Judge sanctions BigLaw firm for missing deadline to turn over discovery materials in Baylor litigation
Pepper Hamilton will have to pay reasonable expenses and attorney fees incurred by its opponent in a discovery dispute as a sanction for a missed deadline to turn over materials and other discovery foot-dragging.
U.S. District Judge Robert Pitman imposed the sanction in a suit filed by 15 plaintiffs who contend that Baylor University mishandled their sexual assault complaints, report the Legal Intelligencer, the Waco Tribune-Herald, the Houston Chronicle and the Philadelphia Inquirer.
Pitman said in his June 21 order that he was imposing the sanction “with clear conviction and without hesitancy.”

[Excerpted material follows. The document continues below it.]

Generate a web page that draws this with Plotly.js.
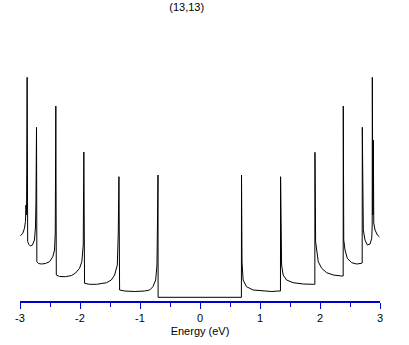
<!DOCTYPE html>
<html>
<head>
<meta charset="utf-8">
<script src="https://cdn.plot.ly/plotly-3.0.1.min.js"></script>
<style>html,body{margin:0;padding:0;background:#fff;}#chart{width:409px;height:345px;}</style>
</head>
<body>
<div id="chart"></div>
<script>
// Density of states of the (13,13) nanotube (arbitrary DOS units)
const energyEV = [
  -2.992, -2.954, -2.926, -2.909, -2.901, -2.897, -2.891, -2.881, -2.872, -2.851,
  -2.826, -2.792, -2.759, -2.742, -2.734, -2.725, -2.719, -2.692, -2.642, -2.575,
  -2.508, -2.453, -2.425, -2.412, -2.403, -2.395, -2.341, -2.241, -2.141, -2.074,
  -2.008, -1.969, -1.946, -1.936, -1.924, -1.841, -1.724, -1.624, -1.557, -1.478,
  -1.423, -1.378, -1.363, -1.351, -1.340, -1.256, -1.089, -0.922, -0.839, -0.784,
  -0.739, -0.717, -0.700, -0.698,
  0.690, 0.692, 0.700, 0.719, 0.775, 0.886, 1.048, 1.198, 1.298, 1.341,
  1.343, 1.360, 1.386, 1.443, 1.553, 1.720, 1.887, 1.914, 1.916, 1.927,
  1.971, 2.028, 2.111, 2.221, 2.361, 2.386, 2.388, 2.396, 2.417, 2.455,
  2.528, 2.612, 2.695, 2.703, 2.705, 2.712, 2.722, 2.750, 2.789, 2.834,
  2.862, 2.870, 2.872, 2.881, 2.889, 2.896, 2.917, 2.956, 2.989
];
const dosArb = [
  0.653, 0.677, 0.727, 0.793, 0.960, 1.610, 0.860, 2.237, 0.593, 0.565,
  0.550, 0.560, 0.610, 0.740, 0.980, 1.737, 0.393, 0.375, 0.370, 0.375,
  0.393, 0.443, 0.510, 0.680, 1.950, 0.260, 0.245, 0.243, 0.255, 0.280,
  0.327, 0.393, 0.560, 1.490, 0.177, 0.167, 0.167, 0.175, 0.183, 0.210,
  0.260, 0.360, 0.660, 1.243, 0.110, 0.100, 0.095, 0.100, 0.110, 0.143,
  0.210, 0.360, 1.260, 0.037,
  0.037, 1.260, 0.390, 0.210, 0.143, 0.110, 0.100, 0.095, 0.100, 0.100,
  1.243, 0.360, 0.260, 0.210, 0.183, 0.170, 0.167, 0.167, 1.487, 0.593,
  0.393, 0.327, 0.283, 0.260, 0.250, 0.250, 1.950, 0.610, 0.510, 0.427,
  0.383, 0.370, 0.377, 0.380, 1.737, 0.977, 0.710, 0.610, 0.560, 0.570,
  0.627, 0.750, 2.237, 0.860, 1.610, 0.780, 0.710, 0.660, 0.643
];
const majorTickVals = [-3, -2, -1, 0, 1, 2, 3];
const majorTickText = ["-3", "-2", "-1", "0", "1", "2", "3"];
const minorTickVals = [-2.5, -1.5, -0.5, 0.5, 1.5, 2.5];
const chartTitle = "(13,13)";
const xTitle = "Energy (eV)";

const axisBlue = "#0000cc";
const fontFam = "Liberation Sans, Arial, sans-serif";

const trace = {
  x: energyEV, y: dosArb, type: "scatter", mode: "lines",
  line: {color: "#000", width: 1}, hoverinfo: "skip", showlegend: false
};

const layout = {
  width: 409, height: 345,
  margin: {l: 20, r: 29, t: 41, b: 44},
  paper_bgcolor: "#fff", plot_bgcolor: "#fff",
  font: {family: fontFam, size: 11, color: "#000"},
  title: {text: chartTitle, x: 0.463, xref: "paper", xanchor: "center",
          y: 0.98, yref: "container", yanchor: "middle",
          font: {family: fontFam, size: 11, color: "#000"}},
  xaxis: {
    range: [-3, 3], showgrid: false, zeroline: false,
    showline: true, linecolor: axisBlue, linewidth: 1.5,
    tickmode: "array", tickvals: majorTickVals, ticktext: majorTickText,
    ticks: "outside", ticklen: 6, tickwidth: 1, tickcolor: axisBlue,
    tickfont: {family: fontFam, size: 11, color: "#000"},
    minor: {tickmode: "array", tickvals: minorTickVals, ticks: "outside", ticklen: 4, tickwidth: 1, tickcolor: axisBlue, showgrid: false},
    title: {text: xTitle, standoff: 4, font: {family: fontFam, size: 11, color: "#000"}}
  },
  yaxis: {range: [0, 2.6], visible: false, showgrid: false, zeroline: false}
};

Plotly.newPlot("chart", [trace], layout, {staticPlot: true, displayModeBar: false});
</script>
</body>
</html>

Pepper Hamilton isn’t a party to the Title IX lawsuit filed by the women, the law firm pointed out in a statement. But it did conduct a private investigation into Baylor’s handling of sexual assault allegations. Pepper Hamilton concluded in 2016 that there was a “fundamental failure” in the school’s handling of students’ sexual assault allegations against football players.
The plaintiffs sought records in connection with Pepper Hamilton’s investigation.

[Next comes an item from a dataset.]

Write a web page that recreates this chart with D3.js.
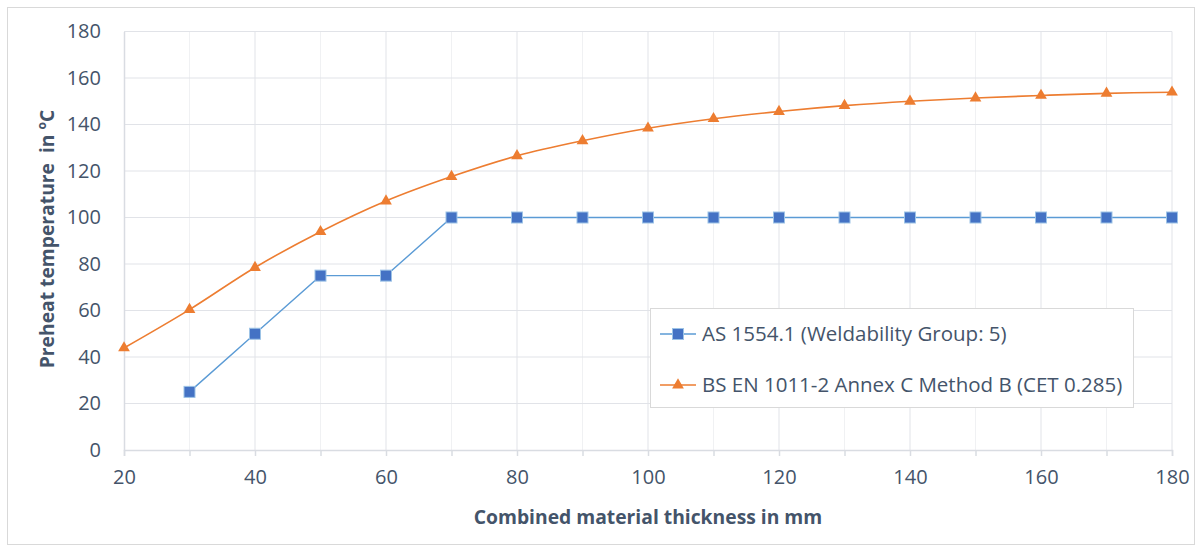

Pitman said in a June 7 order that Pepper Hamilton failed to comply with a plaintiffs’ subpoena since 2017, failed to file a timely motion to quash the subpoena, failed to respond to the plaintiffs’ 2018 motion to compel, violated a court order to file objections by March 15, and failed to comply with an April 11 deadline to turn over the materials. Pitman incorporated the June 7 order in his June 21 sanctions order.

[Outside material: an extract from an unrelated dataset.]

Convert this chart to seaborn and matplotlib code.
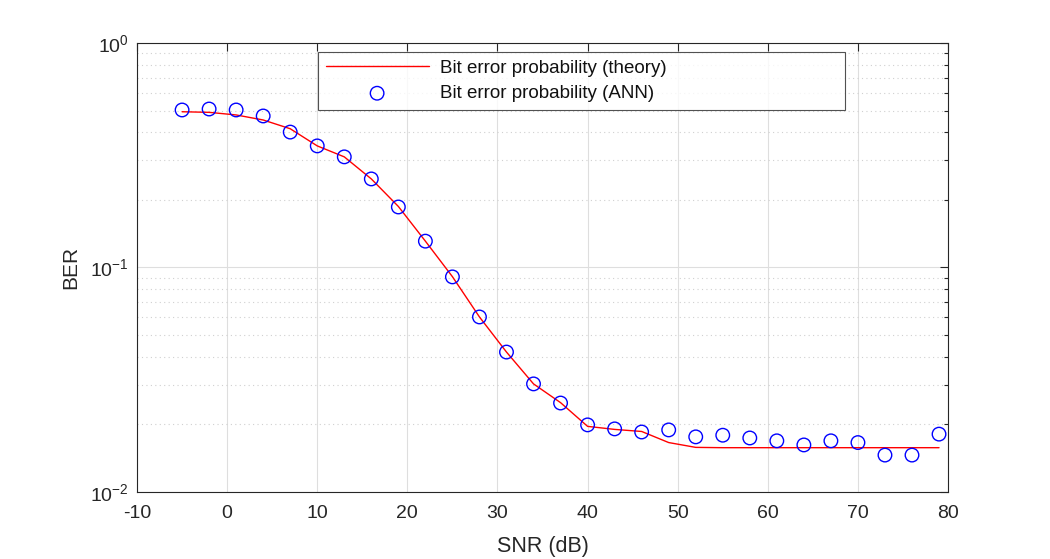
import numpy as np
import pandas as pd
import seaborn as sns
import matplotlib.pyplot as plt
from matplotlib.ticker import LogLocator, NullFormatter, FixedLocator

# SNR grid (dB)
snr = [-5, -2, 1, 4, 7, 10, 13, 16, 19, 22, 25, 28, 31, 34, 37, 40, 43, 46,
       49, 52, 55, 58, 61, 64, 67, 70, 73, 76, 79]

# theoretical bit error probability
ber_theory = [0.494, 0.491, 0.478, 0.454, 0.415, 0.348, 0.311, 0.248, 0.187,
              0.131, 0.0910, 0.0602, 0.0420, 0.0303, 0.0250, 0.0196, 0.0190,
              0.0186, 0.0166, 0.0158, 0.01575, 0.01575, 0.01575, 0.01575,
              0.01575, 0.01575, 0.01575, 0.01575, 0.01575]

# ANN estimate
ber_ann = [0.503, 0.508, 0.503, 0.473, 0.401, 0.348, 0.311, 0.248, 0.186,
           0.131, 0.0908, 0.0602, 0.0420, 0.0303, 0.0249, 0.0199, 0.0191,
           0.0185, 0.0189, 0.0176, 0.0179, 0.0174, 0.0169, 0.0162, 0.0169,
           0.0166, 0.0146, 0.0146, 0.0181]

y_ticks = [1e-2, 1e-1, 1]
y_ticklabels = [r"$10^{-2}$", r"$10^{-1}$", r"$10^{0}$"]

df = pd.DataFrame({"snr": snr, "theory": ber_theory, "ann": ber_ann})

sns.set_style("white")
plt.rcParams["font.family"] = ["Liberation Sans", "DejaVu Sans"]
plt.rcParams["mathtext.fontset"] = "custom"
plt.rcParams["mathtext.rm"] = "Liberation Sans"
plt.rcParams["mathtext.default"] = "regular"
plt.rcParams["axes.unicode_minus"] = False

fig = plt.figure(figsize=(10.5, 5.59), dpi=100)
ax = fig.add_axes([0.1305, 0.1199, 0.7724, 0.8032])

sns.lineplot(data=df, x="snr", y="theory", color="red", linewidth=1.0,
             label="Bit error probability (theory)", ax=ax)
sns.scatterplot(data=df, x="snr", y="ann", marker="o", s=95,
                facecolors="none", edgecolor="blue", linewidth=1.0,
                label="Bit error probability (ANN)", ax=ax, zorder=3)

ax.set_yscale("log")
ax.set_xlim(-10, 80)
ax.set_ylim(1e-2, 1)
ax.set_xticks(np.arange(-10, 81, 10))
ax.yaxis.set_major_locator(FixedLocator(y_ticks))
ax.set_yticklabels(y_ticklabels)
ax.yaxis.set_minor_locator(LogLocator(base=10, subs=np.arange(2, 10)))
ax.yaxis.set_minor_formatter(NullFormatter())

ax.grid(True, which="major", color="#dedede", linewidth=0.8, linestyle="-")
ax.grid(True, which="minor", axis="y", color="#d0d0d0", linewidth=0.8,
        linestyle=(0, (1, 3)))
ax.set_axisbelow(True)

ax.tick_params(which="both", direction="in", top=True, right=True,
               labelsize=14, colors="#262626")
ax.tick_params(which="major", length=6, width=0.8)
ax.tick_params(which="minor", length=3, width=0.8)
ax.tick_params(axis="x", pad=9.5)
ax.tick_params(axis="y", pad=6)
for s in ax.spines.values():
    s.set_color("#262626")
    s.set_linewidth(0.8)

ax.set_xlabel("SNR (dB)", fontsize=15.5, color="#262626", labelpad=10)
ax.set_ylabel("BER", fontsize=15, color="#262626", labelpad=7)

leg = ax.legend(loc="upper left", bbox_to_anchor=(0.2232, 0.0, 0.6498, 0.980),
                mode="expand", fontsize=13.5, frameon=True, fancybox=False,
                edgecolor="#262626", handlelength=5.5, handletextpad=0.6,
                borderpad=0.4, labelspacing=0.45, borderaxespad=0.0)
leg.get_frame().set_linewidth(0.8)
for t in leg.get_texts():
    t.set_color("#111111")

fig.savefig("out.png", dpi=100)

Pitman said Pepper Hamilton offered no new explanation at a June 17 hearing for failing to comply with the plaintiffs’ subpoena and related court order. But Pitman did say a Pepper Hamilton attorney responded to questions about whether the firm had ever prepared a final or written report on its investigation.
The plaintiffs had sought access to the report. Pitman wanted Pepper Hamilton to explain references to a report in emails and billing records. The Pepper Hamilton lawyer said the references concerned “internal attorney work product.”
In his order, Pitman said if plaintiffs still had concerns about the issue, “they may raise that with the court.”
Pitman ordered Pepper Hamilton to hand over discovery materials to a third-party discovery vendor by July 10. Baylor will then be allowed to assert attorney-client and work-product privilege for some of the materials.
Pepper Hamilton told the Legal Intelligencer in a statement that it would comply with the court’s order.
“As a nonparty to this litigation, we believe we have fulfilled our legal and ethical obligations in transferring all files related to Baylor matters to Cozen O’Connor when Gina Maisto Smith and Leslie Gomez, the senior investigators on the Baylor matter in question, changed firms more than two years ago, as well as in our subsequent responses to requests to produce any files in Pepper’s possession,” the firm’s statement said.